● **Figure scripts**
——

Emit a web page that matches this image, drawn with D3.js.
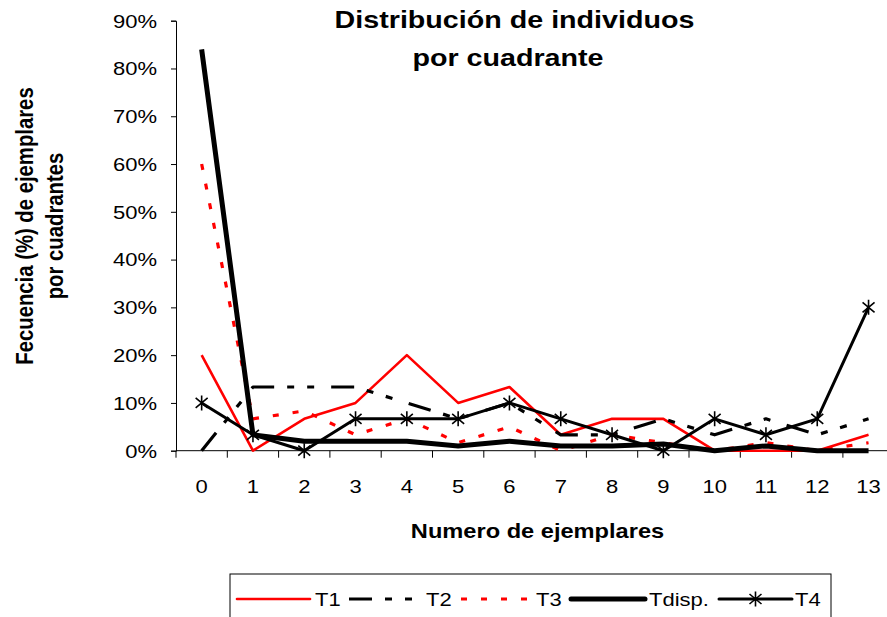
<!DOCTYPE html>
<html><head><meta charset="utf-8">
<script src="https://cdn.jsdelivr.net/npm/d3@7"></script>
<style>body{margin:0;background:#fff;overflow:hidden} text{font-family:"Liberation Sans",Arial,sans-serif;fill:#000}</style>
</head><body><svg id="c" width="887" height="617"></svg>
<script>
const categories = [0,1,2,3,4,5,6,7,8,9,10,11,12,13];
const T1    = [20, 0, 6.67, 10, 20, 10, 13.33, 3.33, 6.67, 6.67, 0, 0, 0, 3.33];
const T2    = [0, 13.33, 13.33, 13.33, 10, 6.67, 10, 3.33, 3.33, 6.67, 3.33, 6.67, 3.33, 6.67];
const T3    = [60, 6.67, 8.33, 3.33, 6.67, 1.67, 5, 0, 3.33, 1.67, 0, 1.67, 0, 1.67];
const Tdisp = [84, 3.33, 2, 2, 2, 1, 2, 1, 1, 1.4, 0, 1, 0, 0];
const T4    = [10, 3.33, 0, 6.67, 6.67, 6.67, 10, 6.67, 3.33, 0, 6.67, 3.33, 6.67, 30];
const yTicks = [0,10,20,30,40,50,60,70,80,90];
const seriesNames = ["T1","T2","T3","Tdisp.","T4"];
const titleLines = ["Distribución de individuos","por cuadrante"];
const yTitleLines = ["Fecuencia (%) de ejemplares","por cuadrantes"];
const xTitle = "Numero de ejemplares";

const series = [
  {name:seriesNames[0], values:T1, color:"#ff0000", width:2.6, dash:null, marker:false},
  {name:seriesNames[1], values:T2, color:"#000", width:3.2, dash:"23,13,7,13,7,17", marker:false},
  {name:seriesNames[2], values:T3, color:"#ff0000", width:3.2, dash:"6,14", marker:false},
  {name:seriesNames[3], values:Tdisp, color:"#000", width:5, dash:null, marker:false},
  {name:seriesNames[4], values:T4, color:"#000", width:3, dash:null, marker:true}
];

const svg = d3.select("#c");
const pLeft = 176, pRight = 894.2, pTop = 20.7, pBottom = 450.7;
const x = d3.scaleBand().domain(categories).range([pLeft,pRight]).padding(0);
const y = d3.scaleLinear().domain([0,90]).range([pBottom,pTop]);
const SX = 1.17;

function stext(g, x0, y0, txt, opts){
  return g.append("text").attr("transform",`translate(${x0},${y0}) scale(${opts.sx||1},1)`)
    .attr("text-anchor",opts.anchor||"middle").attr("dominant-baseline","central")
    .style("font-size",opts.size+"px").style("font-weight",opts.bold?"bold":"normal").text(txt);
}

// y axis
const ya = svg.append("g").attr("transform",`translate(${pLeft},0)`)
  .call(d3.axisLeft(y).tickValues(yTicks).tickSize(5).tickFormat(()=>"" ));
ya.select(".domain").attr("stroke","#000").attr("stroke-width",1);
ya.selectAll("line").attr("stroke","#000");
yTicks.forEach(v=>stext(svg, 157, y(v), v+"%", {size:18.8, anchor:"end", sx:SX}));

// x axis
const xa = svg.append("g").attr("transform",`translate(0,${pBottom})`)
  .call(d3.axisBottom(x).tickSize(0).tickFormat(()=>""));
xa.select(".domain").attr("stroke","#000").attr("stroke-width",1).attr("d",`M${pLeft},0H${pRight}`);
xa.selectAll(".tick line").remove();
const bounds = categories.map(c=>x(c)).concat([pRight]);
svg.append("g").selectAll("line").data(bounds).join("line")
  .attr("x1",d=>d).attr("x2",d=>d).attr("y1",pBottom).attr("y2",pBottom+7).attr("stroke","#000");
categories.forEach(c=>stext(svg, x(c)+x.bandwidth()/2, 486, String(c), {size:18.8, sx:SX}));

// titles
stext(svg, 514.5, 20, titleLines[0], {size:24.5, bold:true, sx:SX});
stext(svg, 508, 58, titleLines[1], {size:24.5, bold:true, sx:SX});
stext(svg, 537.5, 531, xTitle, {size:20.2, bold:true, sx:SX});
yTitleLines.forEach((l,i)=>{
  svg.append("text").attr("transform",`translate(${25+i*30},${226}) rotate(-90) scale(1,${SX})`)
    .attr("text-anchor","middle").attr("dominant-baseline","central")
    .style("font-size","20.3px").style("font-weight","bold").text(l);
});

// lines
const cx = c=>x(c)+x.bandwidth()/2;
const lineGen = vals => d3.line().x((d,i)=>cx(categories[i])).y(d=>y(d))(vals);
const star = "M0,-7.5V7.5M-6,-5L6,5M-6,5L6,-5";
series.forEach(s=>{
  svg.append("path").attr("d",lineGen(s.values)).attr("fill","none")
    .attr("stroke",s.color).attr("stroke-width",s.width)
    .attr("stroke-dasharray",s.dash).attr("stroke-linejoin","round");
  if(s.marker){
    svg.append("g").selectAll("path").data(s.values).join("path")
      .attr("d",star).attr("transform",(d,i)=>`translate(${cx(categories[i])},${y(d)})`)
      .attr("stroke","#000").attr("stroke-width",1.6).attr("fill","none");
  }
});

// legend
const lg = svg.append("g");
lg.append("rect").attr("x",230).attr("y",574).attr("width",601).attr("height",80)
  .attr("fill","#fff").attr("stroke","#000").attr("stroke-width",1);
const ly = 599;
const items = [
  {x1:237,x2:310,tx:315},
  {x1:349,x2:416,tx:426},
  {x1:461,x2:531,tx:536},
  {x1:571,x2:645,tx:649},
  {x1:719,x2:792,tx:795}
];
series.forEach((s,i)=>{
  const it = items[i];
  lg.append("line").attr("x1",it.x1).attr("x2",it.x2).attr("y1",ly).attr("y2",ly)
    .attr("stroke",s.color).attr("stroke-width",s.width).attr("stroke-dasharray",s.dash)
    .attr("stroke-linecap", s.dash? "butt":"round");
  if(s.marker) lg.append("path").attr("d",star).attr("transform",`translate(${(it.x1+it.x2)/2},${ly})`)
    .attr("stroke","#000").attr("stroke-width",1.6).attr("fill","none");
  stext(lg, it.tx, ly, s.name, {size:18.8, anchor:"start", sx:SX});
});
</script></body></html>
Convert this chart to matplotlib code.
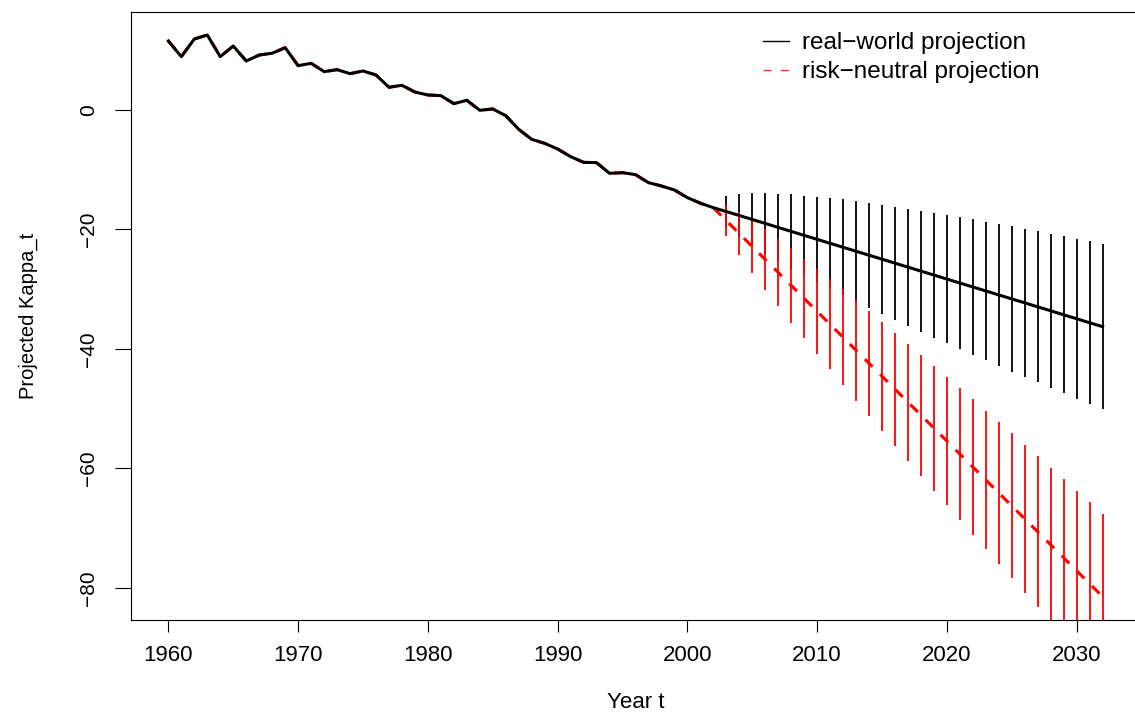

——

● **Objective**
Skip the pictures and print each record exactly as it stands.

● **Written solution**
Emit a web page that matches this image, drawn with D3.js.
<!DOCTYPE html>
<html><head><meta charset="utf-8">
<script src="https://cdn.jsdelivr.net/npm/d3@7"></script>
<style>body{margin:0;background:#fff;overflow:hidden} text{font-family:"Liberation Sans",Arial,sans-serif;fill:#000}</style>
</head><body><svg id="c" width="887" height="617"></svg>
<script>
const categories = [0,1,2,3,4,5,6,7,8,9,10,11,12,13];
const T1    = [20, 0, 6.67, 10, 20, 10, 13.33, 3.33, 6.67, 6.67, 0, 0, 0, 3.33];
const T2    = [0, 13.33, 13.33, 13.33, 10, 6.67, 10, 3.33, 3.33, 6.67, 3.33, 6.67, 3.33, 6.67];
const T3    = [60, 6.67, 8.33, 3.33, 6.67, 1.67, 5, 0, 3.33, 1.67, 0, 1.67, 0, 1.67];
const Tdisp = [84, 3.33, 2, 2, 2, 1, 2, 1, 1, 1.4, 0, 1, 0, 0];
const T4    = [10, 3.33, 0, 6.67, 6.67, 6.67, 10, 6.67, 3.33, 0, 6.67, 3.33, 6.67, 30];
const yTicks = [0,10,20,30,40,50,60,70,80,90];
const seriesNames = ["T1","T2","T3","Tdisp.","T4"];
const titleLines = ["Distribución de individuos","por cuadrante"];
const yTitleLines = ["Fecuencia (%) de ejemplares","por cuadrantes"];
const xTitle = "Numero de ejemplares";

const series = [
  {name:seriesNames[0], values:T1, color:"#ff0000", width:2.6, dash:null, marker:false},
  {name:seriesNames[1], values:T2, color:"#000", width:3.2, dash:"23,13,7,13,7,17", marker:false},
  {name:seriesNames[2], values:T3, color:"#ff0000", width:3.2, dash:"6,14", marker:false},
  {name:seriesNames[3], values:Tdisp, color:"#000", width:5, dash:null, marker:false},
  {name:seriesNames[4], values:T4, color:"#000", width:3, dash:null, marker:true}
];

const svg = d3.select("#c");
const pLeft = 176, pRight = 894.2, pTop = 20.7, pBottom = 450.7;
const x = d3.scaleBand().domain(categories).range([pLeft,pRight]).padding(0);
const y = d3.scaleLinear().domain([0,90]).range([pBottom,pTop]);
const SX = 1.17;

function stext(g, x0, y0, txt, opts){
  return g.append("text").attr("transform",`translate(${x0},${y0}) scale(${opts.sx||1},1)`)
    .attr("text-anchor",opts.anchor||"middle").attr("dominant-baseline","central")
    .style("font-size",opts.size+"px").style("font-weight",opts.bold?"bold":"normal").text(txt);
}

// y axis
const ya = svg.append("g").attr("transform",`translate(${pLeft},0)`)
  .call(d3.axisLeft(y).tickValues(yTicks).tickSize(5).tickFormat(()=>"" ));
ya.select(".domain").attr("stroke","#000").attr("stroke-width",1);
ya.selectAll("line").attr("stroke","#000");
yTicks.forEach(v=>stext(svg, 157, y(v), v+"%", {size:18.8, anchor:"end", sx:SX}));

// x axis
const xa = svg.append("g").attr("transform",`translate(0,${pBottom})`)
  .call(d3.axisBottom(x).tickSize(0).tickFormat(()=>""));
xa.select(".domain").attr("stroke","#000").attr("stroke-width",1).attr("d",`M${pLeft},0H${pRight}`);
xa.selectAll(".tick line").remove();
const bounds = categories.map(c=>x(c)).concat([pRight]);
svg.append("g").selectAll("line").data(bounds).join("line")
  .attr("x1",d=>d).attr("x2",d=>d).attr("y1",pBottom).attr("y2",pBottom+7).attr("stroke","#000");
categories.forEach(c=>stext(svg, x(c)+x.bandwidth()/2, 486, String(c), {size:18.8, sx:SX}));

// titles
stext(svg, 514.5, 20, titleLines[0], {size:24.5, bold:true, sx:SX});
stext(svg, 508, 58, titleLines[1], {size:24.5, bold:true, sx:SX});
stext(svg, 537.5, 531, xTitle, {size:20.2, bold:true, sx:SX});
yTitleLines.forEach((l,i)=>{
  svg.append("text").attr("transform",`translate(${25+i*30},${226}) rotate(-90) scale(1,${SX})`)
    .attr("text-anchor","middle").attr("dominant-baseline","central")
    .style("font-size","20.3px").style("font-weight","bold").text(l);
});

// lines
const cx = c=>x(c)+x.bandwidth()/2;
const lineGen = vals => d3.line().x((d,i)=>cx(categories[i])).y(d=>y(d))(vals);
const star = "M0,-7.5V7.5M-6,-5L6,5M-6,5L6,-5";
series.forEach(s=>{
  svg.append("path").attr("d",lineGen(s.values)).attr("fill","none")
    .attr("stroke",s.color).attr("stroke-width",s.width)
    .attr("stroke-dasharray",s.dash).attr("stroke-linejoin","round");
  if(s.marker){
    svg.append("g").selectAll("path").data(s.values).join("path")
      .attr("d",star).attr("transform",(d,i)=>`translate(${cx(categories[i])},${y(d)})`)
      .attr("stroke","#000").attr("stroke-width",1.6).attr("fill","none");
  }
});

// legend
const lg = svg.append("g");
lg.append("rect").attr("x",230).attr("y",574).attr("width",601).attr("height",80)
  .attr("fill","#fff").attr("stroke","#000").attr("stroke-width",1);
const ly = 599;
const items = [
  {x1:237,x2:310,tx:315},
  {x1:349,x2:416,tx:426},
  {x1:461,x2:531,tx:536},
  {x1:571,x2:645,tx:649},
  {x1:719,x2:792,tx:795}
];
series.forEach((s,i)=>{
  const it = items[i];
  lg.append("line").attr("x1",it.x1).attr("x2",it.x2).attr("y1",ly).attr("y2",ly)
    .attr("stroke",s.color).attr("stroke-width",s.width).attr("stroke-dasharray",s.dash)
    .attr("stroke-linecap", s.dash? "butt":"round");
  if(s.marker) lg.append("path").attr("d",star).attr("transform",`translate(${(it.x1+it.x2)/2},${ly})`)
    .attr("stroke","#000").attr("stroke-width",1.6).attr("fill","none");
  stext(lg, it.tx, ly, s.name, {size:18.8, anchor:"start", sx:SX});
});
</script></body></html>
Convert this chart to matplotlib code.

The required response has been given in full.